1769-08-09, de Marie Louise Denis à Pierre Michel Hennin.

Il y a un sciècle Monsieur que je n'ais reçu de vos nouvelles.
Mon amitié pour vous ne s'accomode pas d'un silence aussi long. Comment vous portez vous? Comment vont vos affaires? Espérez vous faire entendre raison à un homme qui n'en a point? Je sçai que ce n'est pas une besogne aisée.

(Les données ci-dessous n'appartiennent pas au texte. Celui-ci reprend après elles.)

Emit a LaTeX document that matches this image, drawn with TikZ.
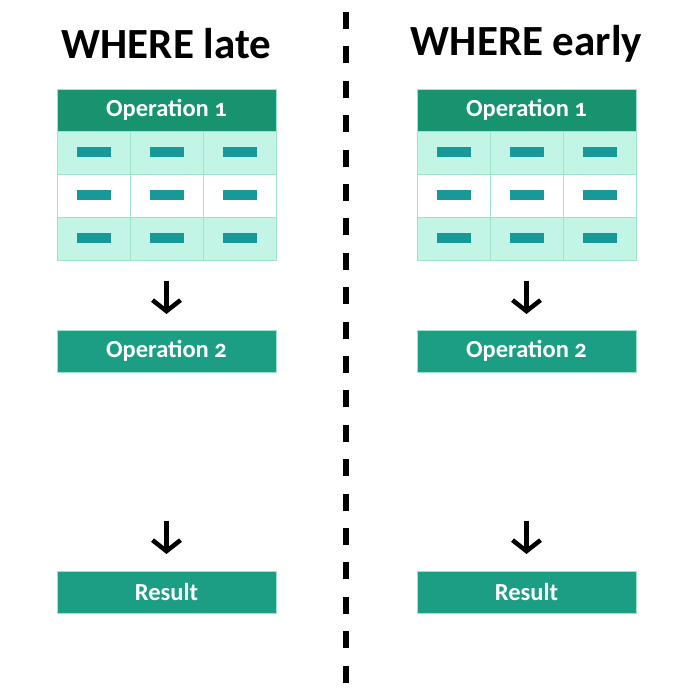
\documentclass[tikz,border=0pt]{standalone}
\usepackage{fontspec}
\setmainfont{Carlito}[Numbers=OldStyle]
\definecolor{hdr}{HTML}{17936F}
\definecolor{opbox}{HTML}{1C9E84}
\definecolor{mint}{HTML}{C2F5E6}
\definecolor{gridc}{HTML}{9FE3C9}
\definecolor{dashc}{HTML}{17999A}
\tikzset{
  title/.style={font=\bfseries\fontsize{43}{48}\selectfont, text=black},
  hdrbox/.style={fill=hdr, draw=gridc, line width=0.8pt, minimum width=219pt, minimum height=42pt, inner sep=0pt, text=white, font=\bfseries\fontsize{24.5}{28}\selectfont},
  opstyle/.style={fill=opbox, draw=gridc, line width=0.8pt, minimum width=219pt, minimum height=42pt, inner sep=0pt, text=white, font=\bfseries\fontsize{24.5}{28}\selectfont},
  cellbox/.style={draw=gridc, line width=0.6pt, minimum width=73pt, minimum height=43pt, inner sep=0pt},
  mintcell/.style={cellbox, fill=mint},
  whitecell/.style={cellbox, fill=white},
  bar/.style={fill=dashc, minimum width=34pt, minimum height=10pt, inner sep=0pt},
  arr/.style={line width=4.5pt, -{Straight Barb[length=11pt,width=28pt,line width=4.5pt]}},
}
\usetikzlibrary{arrows.meta}
\begin{document}
\begin{tikzpicture}[x=1pt,y=-1pt]
\useasboundingbox (0,0) rectangle (700,700);
\fill[white] (0,0) rectangle (700,700);
% divider
\coordinate (dtop) at (346,12);
\coordinate (dbot) at (346,690);
\draw[line width=6pt, dash pattern=on 17pt off 17.4pt] (dtop) -- (dbot);
\foreach \side/\dx/\t in {L/0/WHERE late, R/360/WHERE early}{
  \node[title] (title\side) at (166.5+\dx,44) {\t};
  \node[hdrbox] (op1\side) at (166.5+\dx,110) {Operation 1};
  \foreach \r/\y/\st in {1/152.5/mintcell, 2/195.5/whitecell, 3/238.5/mintcell}{
    \foreach \c/\x in {1/93.5, 2/166.5, 3/239.5}{
      \node[\st] (c\side\r\c) at (\x+\dx,\y) {};
      \node[bar] (b\side\r\c) at (\x+\dx,\y) {};
    }
  }
  \node[opstyle] (op2\side) at (166.5+\dx,351) {Operation 2};
  \node[opstyle] (res\side) at (166.5+\dx,592) {Result};
  \coordinate (a1s\side) at (166.5+\dx,281);
  \coordinate (a1e\side) at (166.5+\dx,314);
  \coordinate (a2s\side) at (166.5+\dx,521);
  \coordinate (a2e\side) at (166.5+\dx,554);
  \draw[arr] (a1s\side) -- (a1e\side);
  \draw[arr] (a2s\side) -- (a2e\side);
}
\end{tikzpicture}
\end{document}
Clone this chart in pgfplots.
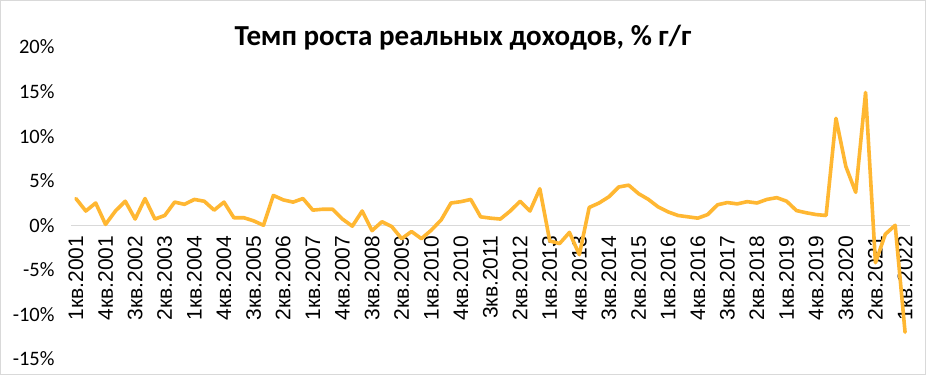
\documentclass[border=0pt]{standalone}
\usepackage{fontspec}
\setmainfont{Carlito}
\newfontfamily\xfont{Liberation Sans}
\usepackage{pgfplots}
\pgfplotsset{compat=1.18}
\usepackage{pgfplotstable}
\definecolor{lineorange}{RGB}{255,183,50}
\definecolor{zerogray}{RGB}{217,217,217}
\pgfplotstableread{
i v
0 3.0
1 1.6
2 2.5
3 0.1
4 1.6
5 2.7
6 0.7
7 3.0
8 0.7
9 1.1
10 2.6
11 2.35
12 2.9
13 2.7
14 1.7
15 2.6
16 0.85
17 0.85
18 0.5
19 0.0
20 3.35
21 2.85
22 2.6
23 3.0
24 1.7
25 1.8
26 1.8
27 0.7
28 -0.1
29 1.6
30 -0.6
31 0.4
32 -0.15
33 -1.5
34 -0.7
35 -1.5
36 -0.55
37 0.6
38 2.5
39 2.65
40 2.9
41 0.95
42 0.8
43 0.7
44 1.6
45 2.7
46 1.6
47 4.1
48 -1.75
49 -2.05
50 -0.8
51 -3.3
52 2.0
53 2.5
54 3.2
55 4.3
56 4.5
57 3.55
58 2.9
59 2.05
60 1.5
61 1.1
62 0.95
63 0.8
64 1.2
65 2.3
66 2.55
67 2.4
68 2.65
69 2.5
70 2.9
71 3.1
72 2.7
73 1.65
74 1.4
75 1.2
76 1.1
77 12.0
78 6.6
79 3.7
80 14.9
81 -4.2
82 -1.0
83 0.0
84 -12.0
}\datatable
\begin{document}
\begin{tikzpicture}
\useasboundingbox (0,0) rectangle (926pt,375pt);
\fill[white] (0,0) rectangle (926pt,375pt);
\begin{axis}[
  at={(71pt,16pt)}, anchor=south west,
  scale only axis, width=839pt, height=312pt,
  xmin=-0.5, xmax=84.5, ymin=-15, ymax=20,
  axis x line=middle, axis y line=left,
  x axis line style={-, draw=zerogray, line width=1.2pt},
  y axis line style={-, draw=none},
  major tick length=0pt,
  xtick={0,3,...,84},
  xticklabels={1кв.2001,4кв.2001,3кв.2002,2кв.2003,1кв.2004,4кв.2004,3кв.2005,2кв.2006,1кв.2007,4кв.2007,3кв.2008,2кв.2009,1кв.2010,4кв.2010,3кв.2011,2кв.2012,1кв.2013,4кв.2013,3кв.2014,2кв.2015,1кв.2016,4кв.2016,3кв.2017,2кв.2018,1кв.2019,4кв.2019,3кв.2020,2кв.2021,1кв.2022},
  xticklabel style={yshift=-7pt, rotate=90, anchor=east, font=\xfont\fontsize{21}{21}\selectfont, text=black},
  ytick={-15,-10,...,20},
  yticklabel={\pgfmathprintnumber{\tick}\%},
  yticklabel style={font=\fontsize{20.5}{20.5}\selectfont, xshift=-13pt, text=black},
  /pgf/number format/assume math mode=true,
  clip=false,
]
\addplot[lineorange, line width=3.6pt, line join=round, line cap=round] table[x=i, y=v] {\datatable};
\end{axis}
\node[font=\bfseries\fontsize{29}{29}\selectfont] at (463pt,337pt) {Темп роста реальных доходов, \% г/г};
\draw[zerogray, line width=1.2pt] (0.6pt,0.6pt) rectangle (925.4pt,374.4pt);
\end{tikzpicture}
\end{document}
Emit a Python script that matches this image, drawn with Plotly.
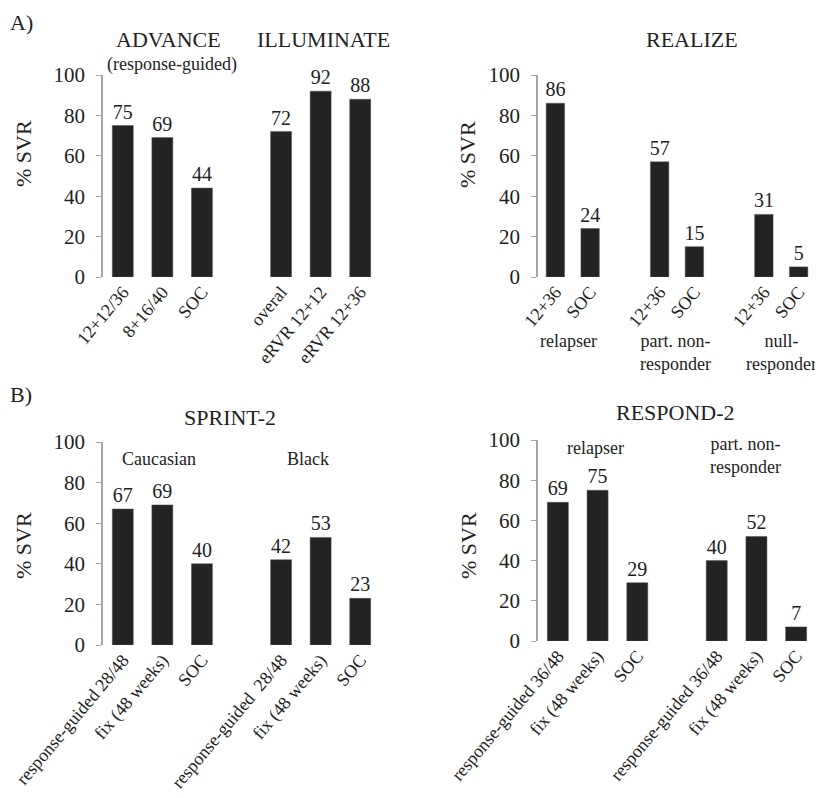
"""
Sustained virological response (% SVR) in the telaprevir / boceprevir
phase III trials, four small bar panels on one page.
"""

import plotly.graph_objects as go

# ==========================================================
# Data
# ==========================================================

advance_labels = ["12+12/36", "8+16/40", "SOC"]
advance_svr = [75, 69, 44]

illuminate_labels = ["overal", "eRVR 12+12", "eRVR 12+36"]
illuminate_svr = [72, 92, 88]

realize_labels = ["12+36", "SOC"]
realize_relapser = [86, 24]
realize_partial = [57, 15]
realize_null = [31, 5]
realize_groups = ["relapser", "part. non-<br>responder", "null-<br>responder"]

sprint_labels_caucasian = ["response-guided 28/48", "fix (48 weeks)", "SOC"]
sprint_labels_black = ["response-guided  28/48", "fix (48 weeks)", "SOC"]
sprint_caucasian = [67, 69, 40]
sprint_black = [42, 53, 23]
sprint_groups = ["Caucasian", "Black"]

respond_labels = ["response-guided 36/48", "fix (48 weeks)", "SOC"]
respond_relapser = [69, 75, 29]
respond_partial = [40, 52, 7]
respond_groups = ["relapser", "part. non-<br>responder"]

y_ticks = [0, 20, 40, 60, 80, 100]

# ==========================================================
# Style
# ==========================================================

FONT = "Liberation Serif, Times New Roman, serif"
INK = "#222222"
BAR = "#232323"
AXIS = "#a6a6a6"

# the page body adds an 8px margin, so the figure is a bit smaller
W, H, PAGE_PAD = 815, 790, 8


def px_x(v):
    return (v - PAGE_PAD) / W


def px_y(v):
    return 1 - (v - PAGE_PAD) / H


def layout_groups(groups):
    """Place groups of bars on a numeric axis with one empty slot between."""
    xs, values, labels = [], [], []
    offset = 0
    for names, vals in groups:
        xs += [offset + i for i in range(len(vals))]
        values += vals
        labels += names
        offset += len(vals) + 1
    return xs, values, labels


panels = [
    # (axis suffix, groups, x domain, y domain) -- domains from pixel edges
    ("", [(advance_labels, advance_svr), (illuminate_labels, illuminate_svr)],
     [px_x(103), px_x(380)], [px_y(277), px_y(75)]),
    ("2", [(realize_labels, realize_relapser), (realize_labels, realize_partial),
           (realize_labels, realize_null)],
     [px_x(538), px_x(816)], [px_y(277), px_y(75)]),
    ("3", [(sprint_labels_caucasian, sprint_caucasian), (sprint_labels_black, sprint_black)],
     [px_x(103), px_x(380)], [px_y(645), px_y(442)]),
    ("4", [(respond_labels, respond_relapser), (respond_labels, respond_partial)],
     [px_x(538), px_x(816)], [px_y(641), px_y(440)]),
]

fig = go.Figure()

for suffix, groups, xdom, ydom in panels:

    xs, values, labels = layout_groups(groups)

    fig.add_trace(
        go.Bar(
            x=xs,
            y=values,
            xaxis="x" + suffix,
            yaxis="y" + suffix,
            width=0.53,
            marker=dict(color=BAR, line=dict(color="#555555", width=0.5)),
            text=values,
            textposition="outside",
            constraintext="none",
            cliponaxis=False,
            textfont=dict(family=FONT, size=20, color=INK),
            showlegend=False,
            hoverinfo="skip",
        )
    )

    fig.update_layout({
        "xaxis" + suffix: dict(
            domain=xdom,
            anchor="y" + suffix,
            automargin=False,
            range=[-0.5, max(xs) + 0.5],
            tickmode="array",
            tickvals=xs,
            ticktext=labels,
            tickangle=-50,
            tickfont=dict(family=FONT, size=18, color=INK),
            showline=False,
            showgrid=False,
            zeroline=False,
            ticks="",
        ),
        "yaxis" + suffix: dict(
            domain=ydom,
            anchor="x" + suffix,
            automargin=False,
            range=[0, 100],
            tickmode="array",
            tickvals=y_ticks,
            tickfont=dict(family=FONT, size=21, color=INK),
            ticklabelstandoff=7,
            showline=True,
            linecolor=AXIS,
            linewidth=1.5,
            ticks="outside",
            ticklen=5,
            tickcolor=AXIS,
            showgrid=False,
            zeroline=False,
        ),
    })

# ==========================================================
# Annotations
# ==========================================================

annotations = []


def note(text, x, y, size, xanchor="center", yanchor="middle", angle=0):
    annotations.append(dict(
        text=text, x=px_x(x) if x is not None else 0, y=y,
        xref="paper", yref="paper",
        xanchor=xanchor, yanchor=yanchor, showarrow=False, textangle=angle,
        font=dict(family=FONT, size=size, color=INK),
    ))


# panel letters
note("A)", None, 1, 22, xanchor="left", yanchor="top")
note("B)", None, px_y(395), 22, xanchor="left")

# trial titles
note("ADVANCE", 168, px_y(40), 22)
note("(response-guided)", 172, px_y(65), 18)
note("ILLUMINATE", 323, px_y(40), 22)
note("REALIZE", 692, px_y(40), 22)
note("SPRINT-2", 230, px_y(417), 22)
note("RESPOND-2", 675, px_y(413), 22)

# y axis titles
for x, y in [(23, 154), (467, 155), (23, 546), (468, 545)]:
    note("% SVR", x, px_y(y), 22, angle=-90)

# REALIZE patient groups under the axis
for name, x in zip(realize_groups, [568, 675, 781]):
    note(name, x, px_y(329), 18, yanchor="top")

# SPRINT-2 and RESPOND-2 groups inside the plot
for name, x in zip(sprint_groups, [159, 308]):
    note(name, x, px_y(459), 18)

note(respond_groups[0], 595, px_y(448), 18)
note(respond_groups[1], 745, px_y(432), 18, yanchor="top")

fig.update_layout(
    width=W,
    height=H,
    margin=dict(l=0, r=0, t=0, b=0),
    paper_bgcolor="white",
    plot_bgcolor="white",
    annotations=annotations,
)

fig.write_html("out.html")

Je suis actuelement dans de grandes disccussions avec le patron. La proposition que nous lui avons faite l'un et l'autre de me laisser vivre à Geneve l'a misse dans une collere affreuse et enfin l'a amené à me proposer de revenir à Fernex. Il m'a même avoué qu'il s'était fort ennuié cet hyver, ce qui m'a fait un certain plaisir. Il m'a mendé de partir quand je pourais. Je lui ai répondu que je comtais venir en poste avec un laquais et une femme de chambre, et que mon coché viendrait à très petite journée avec ma berline et mes deux chevaux. Il m'a répondu que je n'aurais pas besoin de femme de chambre chez lui, qu'il en avoit une très bonne, très adroite et très éléguante à me donner (c'est Mlle Nolet, la geuse de Mr Duret), qu'à l'égard des laquais de Paris il avait une orreur affreuse pour eux, que je n'avais qu'à reprendre la Vigne, que ces gens me serviroient, qu'un coché de Paris lui serait insuportable, que des chevaux de Paris ne voudroient pas trainer du foin, qu'il avoit de bons chartiers qui menoient fort bien dans l'occasion dont je me servirais. Je lui ai répondu que je voudrais que mon sexe, Mon âge, mes forces et mon état me permissent de faire le voiage à pied avec un peti paquet sur mon dos, mais que je ne pouvais me passer d'un laquais et d'une femme de chambre en route, que Maton ne me suivrait pas, que je mennerais Aguate, qu'il était bien difficil que venant de Paris, je prisse un laquais ailleur pour m'enmener, que pour mes chevaux et mon choché ils m'étoient d'une nécessité indispensable, d'autant qu'il m'annonsait que je n'aurais aucune espesse de sossiété, que comme je ne voulais point troubler sa solitude je voulais quand je m'ennuirais aller chercher du monde, que Lavigne ne pouvait me convenir par ce que j'avais besoin d'un homme qui frota mon appartement, qui monta derière le carosse, qui pût m'en dessandre, et qui fit des comitions, que j'abbillerais et que je paierais mes gens. J'attends sa réponce mais je ne me départirai pas de mes trois domestiques n'y de mon carosse. Vous voiez à quel point on est attaché à ce fripon puis qu'on veut me donner sa femme de chambre.

Je n'ai point perdu le proget de Geneve. Je vous suplie de me conserver toujours votre même bonne volonté. Vous êtes ma seulle resource en cas qu'on ne me paie pas ici, ou que je sois trop malheureuse si je vais à Fernex. On commence à saigner du nez. On me donne des créances qui ne vallent rien. Enfin Monsieur il me faut de la passience. Ne parlez point de tout ceci. Guardez moi un secret inviolable mais conservez moi de l'amitié et ne doutez pas des sentimens et de l'inviolable attachement avec le quel j'ai l'honneur d'être votre amie pour la vie.